If you’re at least fairly successful in work or life, you’re probably an expert in what Professor Setiya, in his book, Midlife: A Philosophical Guide, calls “telic” activities: things you do because they lead to some positive outcome. Getting a degree or a promotion, saving enough for a house, launching your kids into adulthood – these are all worth doing because of how they’ll change your life in future. But when that’s your sole focus, you end up living entirely for the future, postponing the meaningfulness of your existence to a time that never arrives. One antidote is to do more things that are valuable only in themselves, such as hobbies and sports. (“What did you do as a child that made the hours pass like minutes?” the Swiss psychologist Mr Carl Jung recommended asking yourself.) But it also means looking for joy in the present-moment experience of work, parenting, and so on: what can you find that’s pleasurable about such activities right now, in the actual doing of them?

05. Go bigger

One key to fulfilment is finding what the author Mr David Brooks calls your “second mountain” – the life purpose that comes after you’ve established yourself in a career, a family, a community and the rest. “I was unplanted, lonely, humiliated, scattered,” Mr Brooks recalls of his own midlife crisis. “I remember walking through that period in a state that resembled permanent drunkenness… My playlists were all Irish heartbreak songs by Sinéad O’Connor and Snow Patrol.” The answer was to shift his focus from his own security and happiness to something less self-absorbed. That might entail quitting your finance job for life as a humanitarian aid worker, but it’s more likely to mean staying where you are and asking yourself how you might mentor younger people, volunteer your time or use the knowledge and experience you’ve accumulated to help others.

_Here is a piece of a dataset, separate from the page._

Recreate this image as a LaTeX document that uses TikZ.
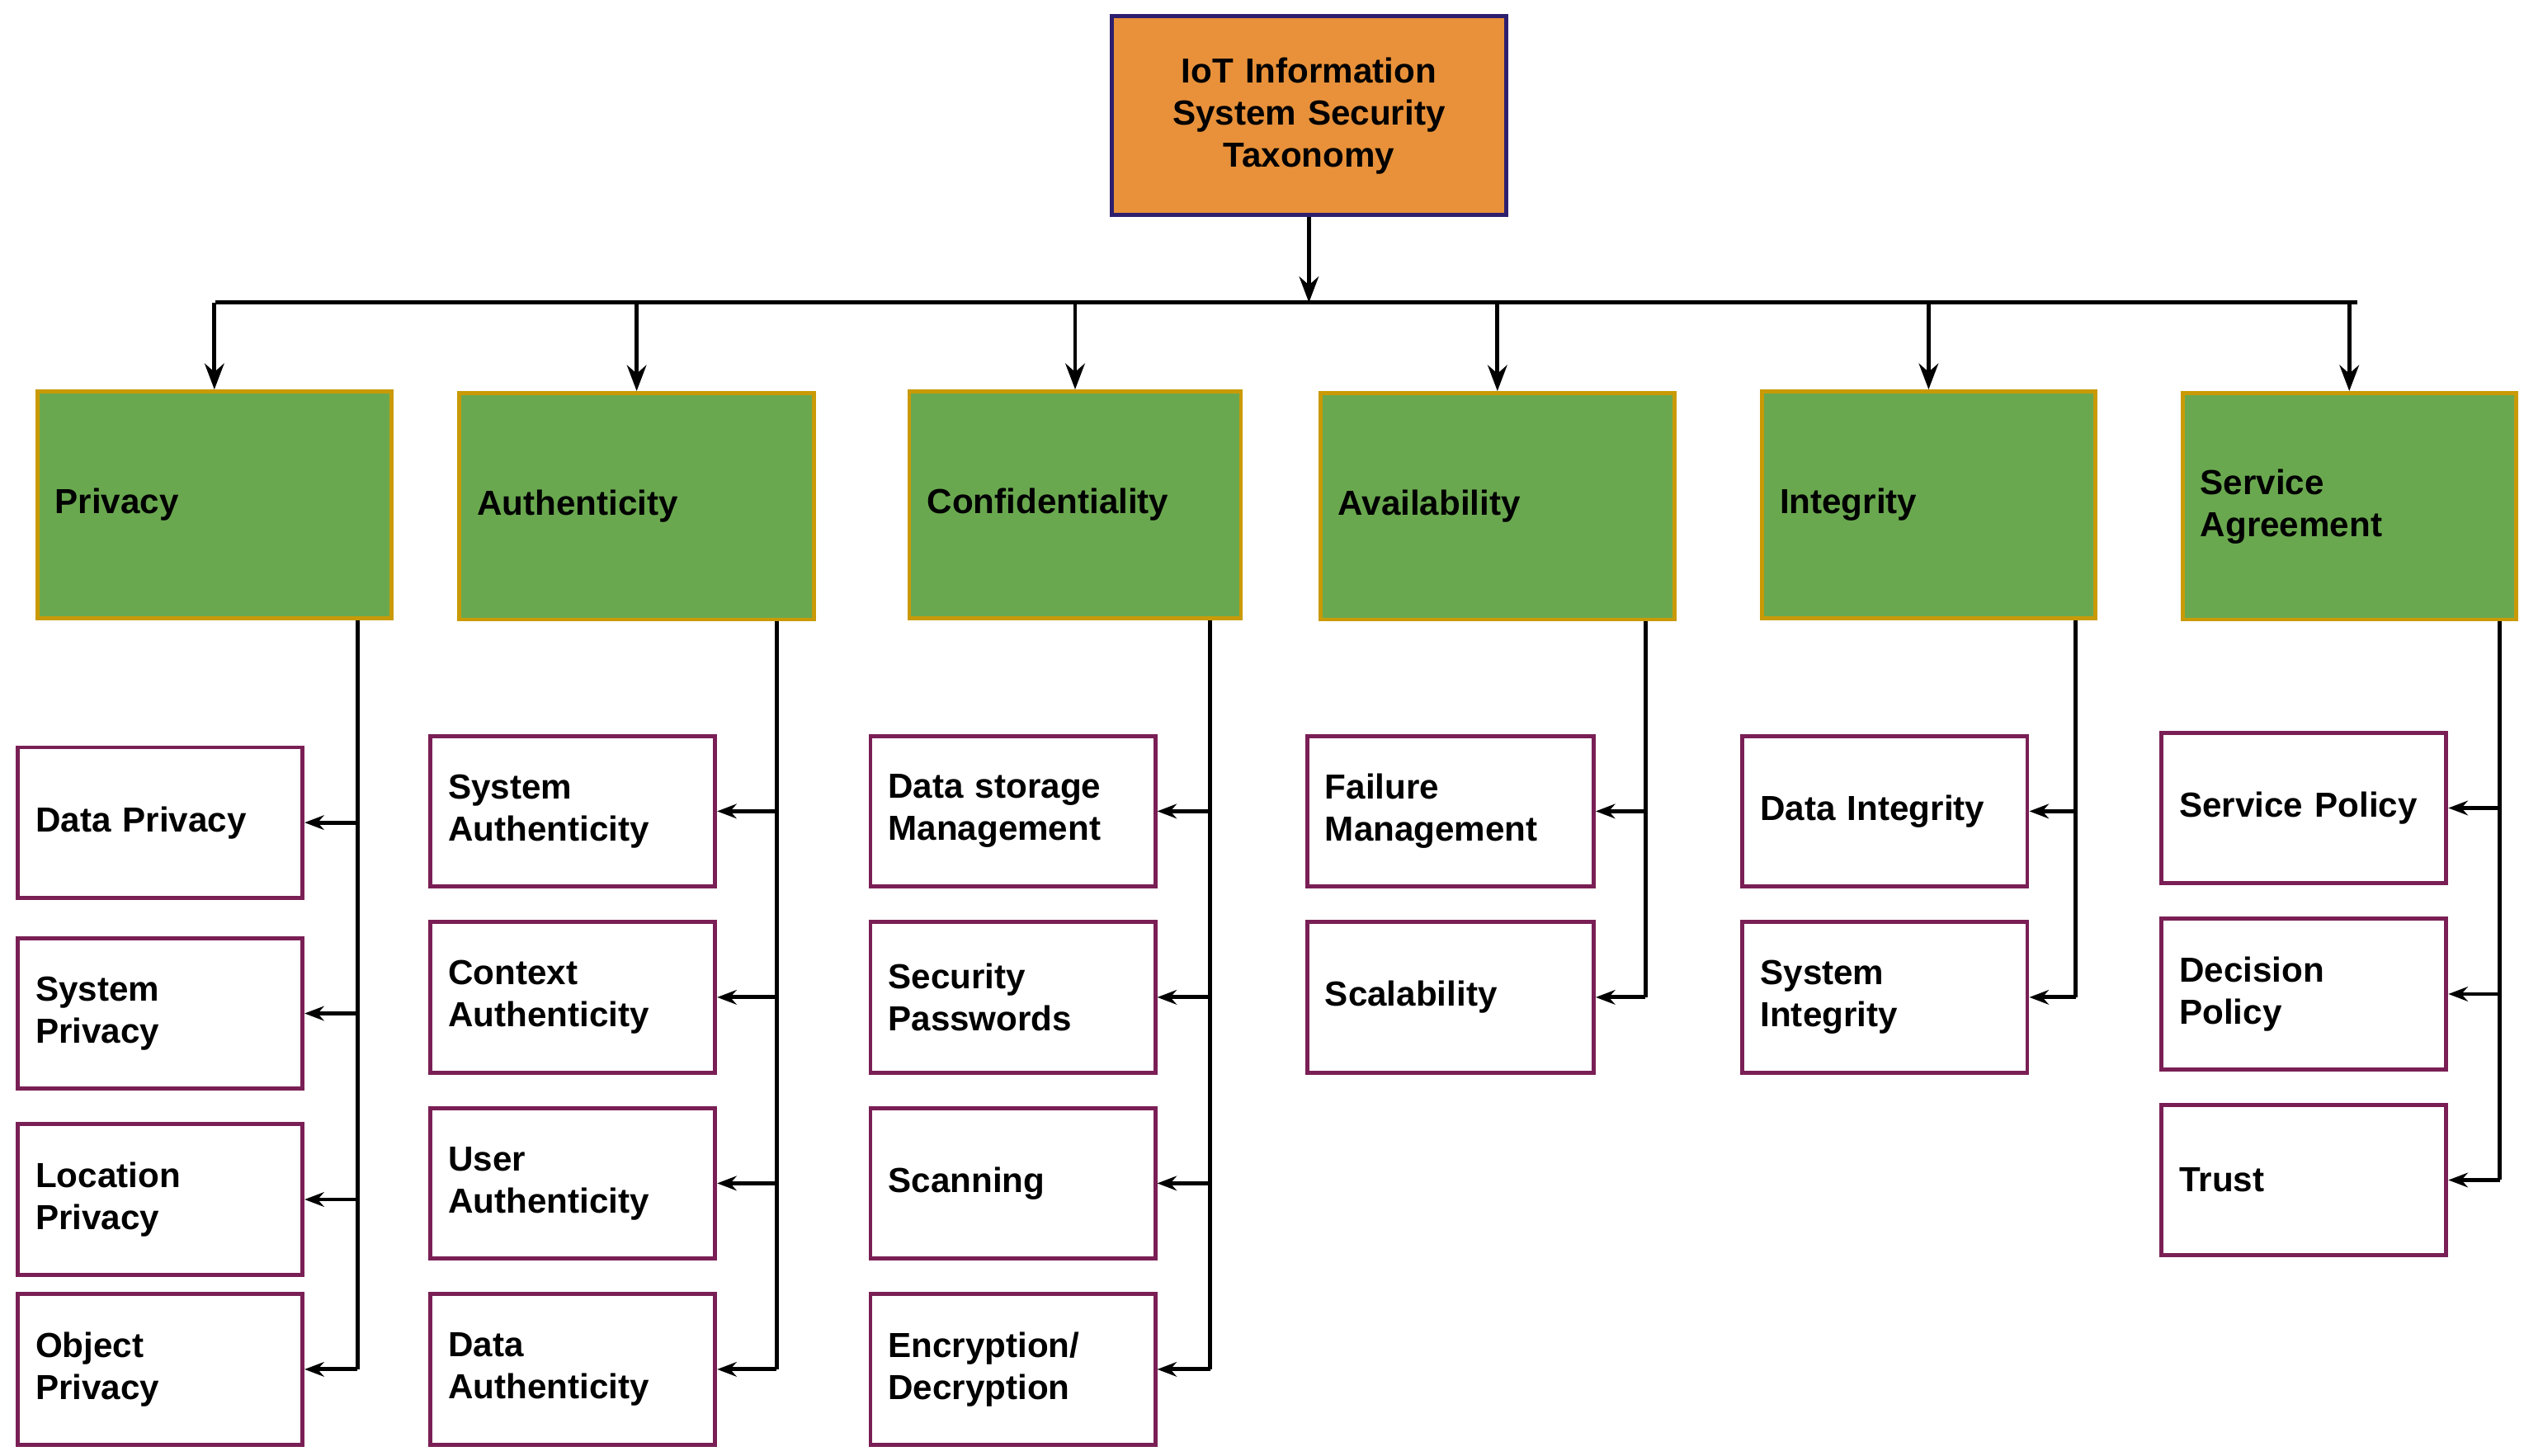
\documentclass[tikz,border=0pt]{standalone}
\usepackage{fontspec}
\setmainfont{Liberation Sans}
\usetikzlibrary{arrows.meta}
\definecolor{org}{HTML}{E8913A}
\definecolor{orgb}{HTML}{2E1F6E}
\definecolor{grn}{HTML}{6AA84F}
\definecolor{grnb}{HTML}{C99A06}
\definecolor{leafb}{HTML}{7A1F55}
\newcommand\bx[7]{\pgfmathsetmacro\tw{#4-#2-22}\node[#7, minimum width={#4-#2}, text width=\tw pt, minimum height={#5-#3}] (#1) at ({(#2+#4)/2},{(#3+#5)/2}) {#6};}
\begin{document}
\begin{tikzpicture}[x=1pt,y=-1pt,
  base/.style={draw, line width=2.5pt, inner xsep=11pt, inner ysep=0pt, font=\bfseries\fontsize{21.5}{26}\selectfont, align=left},
  root/.style={base, fill=org, draw=orgb, align=center},
  cat/.style={base, fill=grn, draw=grnb},
  leaf/.style={base, fill=white, draw=leafb},
  con/.style={line width=2.5pt},
  arr/.style={con, -{Stealth[length=16pt,width=12pt]}},
  sarr/.style={con, -{Stealth[length=12pt,width=9pt]}}]
\useasboundingbox (0,0) rectangle (1560,900);
\bx{root}{687}{10}{931}{133}{IoT Information\\System Security\\Taxonomy}{root}
\bx{c1}{23}{242}{242}{382}{Privacy}{cat}
\bx{c2}{284}{243}{503}{383}{Authenticity}{cat}
\bx{c3}{562}{242}{767}{382}{Confidentiality}{cat}
\bx{c4}{816}{243}{1035}{383}{Availability}{cat}
\bx{c5}{1089}{242}{1295}{382}{Integrity}{cat}
\bx{c6}{1349}{243}{1555}{383}{Service\\Agreement}{cat}
% leaves
\bx{p1}{11}{462}{187}{555}{Data Privacy}{leaf}
\bx{p2}{11}{580}{187}{673}{System\\Privacy}{leaf}
\bx{p3}{11}{695}{187}{788}{Location\\Privacy}{leaf}
\bx{p4}{11}{800}{187}{893}{Object\\Privacy}{leaf}
\bx{a1}{266}{455}{442}{548}{System\\Authenticity}{leaf}
\bx{a2}{266}{570}{442}{663}{Context\\Authenticity}{leaf}
\bx{a3}{266}{685}{442}{778}{User\\Authenticity}{leaf}
\bx{a4}{266}{800}{442}{893}{Data\\Authenticity}{leaf}
\bx{f1}{538}{455}{714}{548}{Data storage\\Management}{leaf}
\bx{f2}{538}{570}{714}{663}{Security\\Passwords}{leaf}
\bx{f3}{538}{685}{714}{778}{Scanning}{leaf}
\bx{f4}{538}{800}{714}{893}{Encryption/\\Decryption}{leaf}
\bx{v1}{808}{455}{985}{548}{Failure\\Management}{leaf}
\bx{v2}{808}{570}{985}{663}{Scalability}{leaf}
\bx{i1}{1077}{455}{1253}{548}{Data Integrity}{leaf}
\bx{i2}{1077}{570}{1253}{663}{System\\Integrity}{leaf}
\bx{s1}{1336}{453}{1512}{546}{Service Policy}{leaf}
\bx{s2}{1336}{568}{1512}{661}{Decision\\Policy}{leaf}
\bx{s3}{1336}{683}{1512}{776}{Trust}{leaf}
% bus
\coordinate (bus) at (809,187);
\coordinate (bl) at (133,187);
\coordinate (br) at (1457,187);
\draw[arr] (root.south) -- (bus);
\draw[con] (bl) -- (br);
\foreach \c in {c1,c2,c3,c4,c5,c6}{\draw[arr] (\c.north |- bus) -- (\c.north);}
% spines
\coordinate (k1) at (221,0);\coordinate (k2) at (480,0);\coordinate (k3) at (748,0);
\coordinate (k4) at (1017,0);\coordinate (k5) at (1283,0);\coordinate (k6) at (1545,0);
\draw[con] (c1.south -| k1) -- (p4.east -| k1);
\foreach \n in {p1,p2,p3,p4}{\draw[sarr] (\n.east -| k1) -- (\n.east);}
\draw[con] (c2.south -| k2) -- (a4.east -| k2);
\foreach \n in {a1,a2,a3,a4}{\draw[sarr] (\n.east -| k2) -- (\n.east);}
\draw[con] (c3.south -| k3) -- (f4.east -| k3);
\foreach \n in {f1,f2,f3,f4}{\draw[sarr] (\n.east -| k3) -- (\n.east);}
\draw[con] (c4.south -| k4) -- (v2.east -| k4);
\foreach \n in {v1,v2}{\draw[sarr] (\n.east -| k4) -- (\n.east);}
\draw[con] (c5.south -| k5) -- (i2.east -| k5);
\foreach \n in {i1,i2}{\draw[sarr] (\n.east -| k5) -- (\n.east);}
\draw[con] (c6.south -| k6) -- (s3.east -| k6);
\foreach \n in {s1,s2,s3}{\draw[sarr] (\n.east -| k6) -- (\n.east);}
\end{tikzpicture}
\end{document}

06. Embrace the inevitable

The core point to grasp here is that a midlife crisis is rarely a sign that your life has “gone wrong”. What you’re really confronting is the universal truth that human life is finite, which means that even if you spend yours brilliantly, you’ll inevitably be forced to give up on most of the alternative lives you’d dreamed of living. “I felt the inevitable frustration that whatever I might have chosen to do with my life, I’d still have ended up not living all the other lives,” Professor Setiya says. Yet when you fully internalise this message, it’s not depressing. It’s liberating. You can stop beating yourself up about everything you haven’t done because doing all of it was never on the cards to begin with. Instead, and perhaps for the first time ever, you get to make the most of the one life that’s in front of you. “Gradually, I began to understand that I had so much to be grateful for,” says Mr Flintoff. “It was incredibly strengthening to realise that I’d been that low, yet I’d survived. I wouldn’t take that experience away for all the money in the world.”